**Set exercise:**
A line counts if it contains the word "this" at least once. State how many such lines the records contain, giving the number alone.

**Raw data:**
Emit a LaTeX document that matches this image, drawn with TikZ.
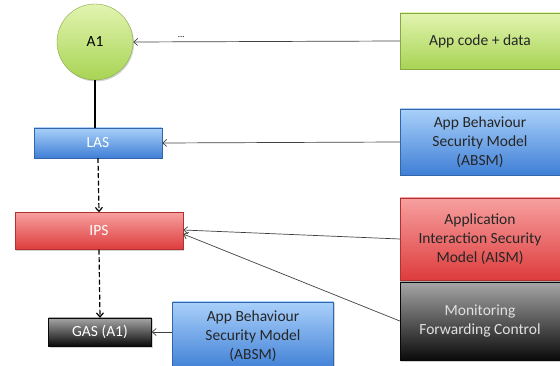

---

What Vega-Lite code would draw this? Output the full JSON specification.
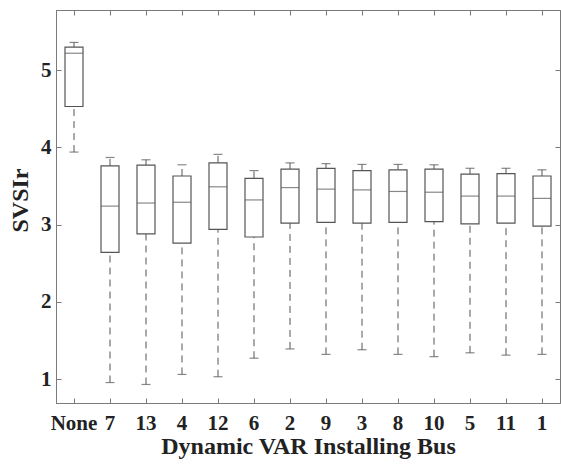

--

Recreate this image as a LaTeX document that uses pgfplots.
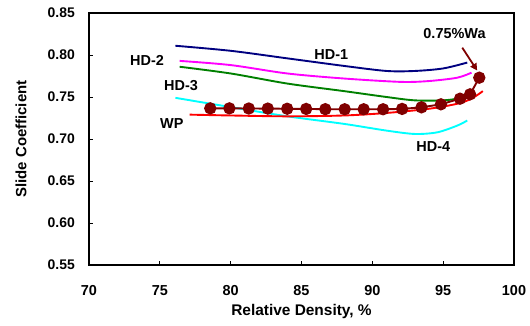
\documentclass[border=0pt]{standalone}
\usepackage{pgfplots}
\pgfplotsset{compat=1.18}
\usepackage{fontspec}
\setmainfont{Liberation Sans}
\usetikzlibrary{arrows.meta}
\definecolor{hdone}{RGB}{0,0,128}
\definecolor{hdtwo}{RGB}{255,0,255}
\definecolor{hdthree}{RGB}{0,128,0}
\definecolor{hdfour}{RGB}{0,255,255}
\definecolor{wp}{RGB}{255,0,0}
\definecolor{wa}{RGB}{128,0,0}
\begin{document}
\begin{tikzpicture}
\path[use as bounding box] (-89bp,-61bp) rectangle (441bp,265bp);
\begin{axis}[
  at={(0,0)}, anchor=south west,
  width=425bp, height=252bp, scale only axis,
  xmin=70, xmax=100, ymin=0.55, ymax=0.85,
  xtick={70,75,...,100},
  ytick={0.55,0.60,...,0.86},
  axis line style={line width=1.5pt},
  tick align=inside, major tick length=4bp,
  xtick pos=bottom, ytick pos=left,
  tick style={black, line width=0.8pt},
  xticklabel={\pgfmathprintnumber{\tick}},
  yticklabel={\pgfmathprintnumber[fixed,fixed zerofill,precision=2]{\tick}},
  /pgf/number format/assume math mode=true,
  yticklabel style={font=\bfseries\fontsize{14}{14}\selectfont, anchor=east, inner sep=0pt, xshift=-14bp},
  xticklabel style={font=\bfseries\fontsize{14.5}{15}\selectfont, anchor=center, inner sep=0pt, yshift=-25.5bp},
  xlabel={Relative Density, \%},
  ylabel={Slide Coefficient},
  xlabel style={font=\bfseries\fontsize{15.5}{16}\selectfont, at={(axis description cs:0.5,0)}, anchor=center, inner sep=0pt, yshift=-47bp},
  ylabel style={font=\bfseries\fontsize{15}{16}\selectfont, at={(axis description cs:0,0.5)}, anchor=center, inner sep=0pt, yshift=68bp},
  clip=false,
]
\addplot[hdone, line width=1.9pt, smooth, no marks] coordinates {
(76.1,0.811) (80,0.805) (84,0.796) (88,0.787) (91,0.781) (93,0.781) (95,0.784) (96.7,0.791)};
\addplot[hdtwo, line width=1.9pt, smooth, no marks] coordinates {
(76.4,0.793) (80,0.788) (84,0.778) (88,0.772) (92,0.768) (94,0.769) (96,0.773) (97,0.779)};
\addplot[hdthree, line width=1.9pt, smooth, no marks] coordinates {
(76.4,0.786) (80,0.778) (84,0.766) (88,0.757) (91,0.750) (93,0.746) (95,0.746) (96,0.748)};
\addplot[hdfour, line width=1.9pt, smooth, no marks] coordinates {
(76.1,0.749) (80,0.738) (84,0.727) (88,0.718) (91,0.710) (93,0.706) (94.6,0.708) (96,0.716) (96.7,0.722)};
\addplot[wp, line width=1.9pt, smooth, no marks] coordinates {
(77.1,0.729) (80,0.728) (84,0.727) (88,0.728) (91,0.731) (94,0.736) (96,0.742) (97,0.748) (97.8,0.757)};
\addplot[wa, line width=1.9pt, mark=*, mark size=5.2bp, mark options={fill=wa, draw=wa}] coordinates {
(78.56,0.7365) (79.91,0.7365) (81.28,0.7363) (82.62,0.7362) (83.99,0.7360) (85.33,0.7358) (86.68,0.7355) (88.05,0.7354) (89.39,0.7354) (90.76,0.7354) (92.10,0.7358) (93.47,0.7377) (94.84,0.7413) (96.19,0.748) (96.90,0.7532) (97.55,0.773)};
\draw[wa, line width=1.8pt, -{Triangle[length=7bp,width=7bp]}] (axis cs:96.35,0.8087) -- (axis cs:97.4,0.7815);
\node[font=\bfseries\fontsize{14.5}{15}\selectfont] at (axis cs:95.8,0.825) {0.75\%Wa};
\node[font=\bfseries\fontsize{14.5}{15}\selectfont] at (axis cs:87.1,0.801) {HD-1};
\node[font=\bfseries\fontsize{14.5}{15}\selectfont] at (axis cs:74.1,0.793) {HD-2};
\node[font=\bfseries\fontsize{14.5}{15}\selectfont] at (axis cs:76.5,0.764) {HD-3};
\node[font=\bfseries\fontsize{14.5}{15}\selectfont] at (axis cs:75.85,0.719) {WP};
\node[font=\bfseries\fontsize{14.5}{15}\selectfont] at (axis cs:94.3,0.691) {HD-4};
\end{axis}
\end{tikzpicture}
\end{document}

**Task response:**
3